Осенью 945 года Игорь Рюрикович, вождь разбойного клана варягов, осевшего на торговых путях в Киеве, пришел в полесские леса собирать дань у племени древлян.
«…Пошел к древлянам за данью и прибавил к прежней дани новую, и творили насилие над ними мужи его. Взяв дань, пошел он в свой город. Когда же шел он назад, – поразмыслив, сказал своей дружине: «Идите с данью домой, а я возвращусь и похожу еще». И отпустил дружину свою домой, а сам с малой частью дружины вернулся, желая большего богатства. Древляне же, услышав, что идет снова, держали совет с князем своим Малом: «Если повадится волк к овцам, то вынесет все стадо, пока не убьют его; так и этот: если не убьем его, то всех нас погубит». И послали к нему, говоря: «Зачем идешь опять? Забрал уже всю дань». И не послушал их Игорь; и древляне, выйдя из города Искоростеня, и дружинников его…»

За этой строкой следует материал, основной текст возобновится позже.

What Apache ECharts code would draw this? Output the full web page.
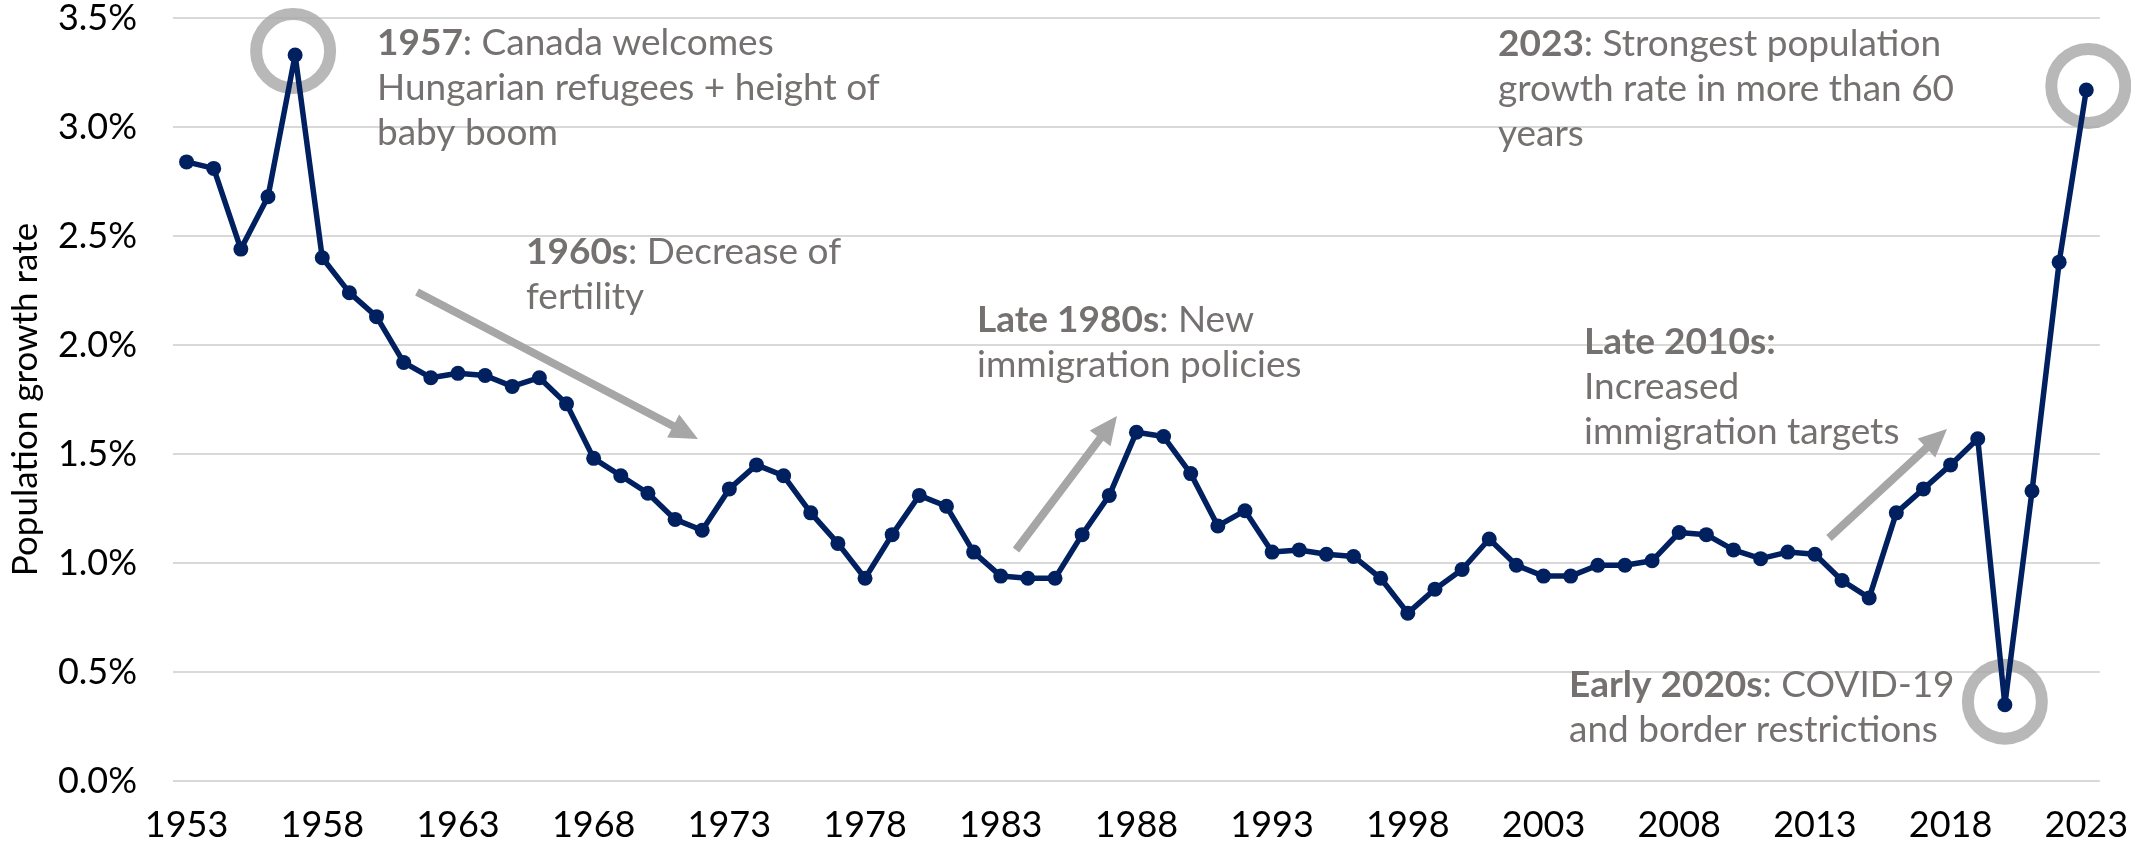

Если верить преданию, киевского князя разорвали, привязав его к двум согнутым деревьям. Конечно, история Игорева похода несет в себе сомнительные моменты, как и все ранние места древнерусского летописного свода. Не ясно и то, имели ли место зверства его вдовы, святой равноапостольной княгини Ольги, которая, согласно каноническому тексту киевской хроники, с изощренной жестокостью мстила древлянам. Но за летописной историей стоит память о давних бунтах лесного народа, уставшего от грабежа киевских волков. И сейчас здесь должны помнить, что нужно делать с этими хищниками.
Лена торопила нас ехать, но я долго слушал, что говорят о наших князьях лесорубы. Не стоит пересказывать эти слова. Если бы их ненависть обрела материальную силу, она превратила бы чиновников в камень.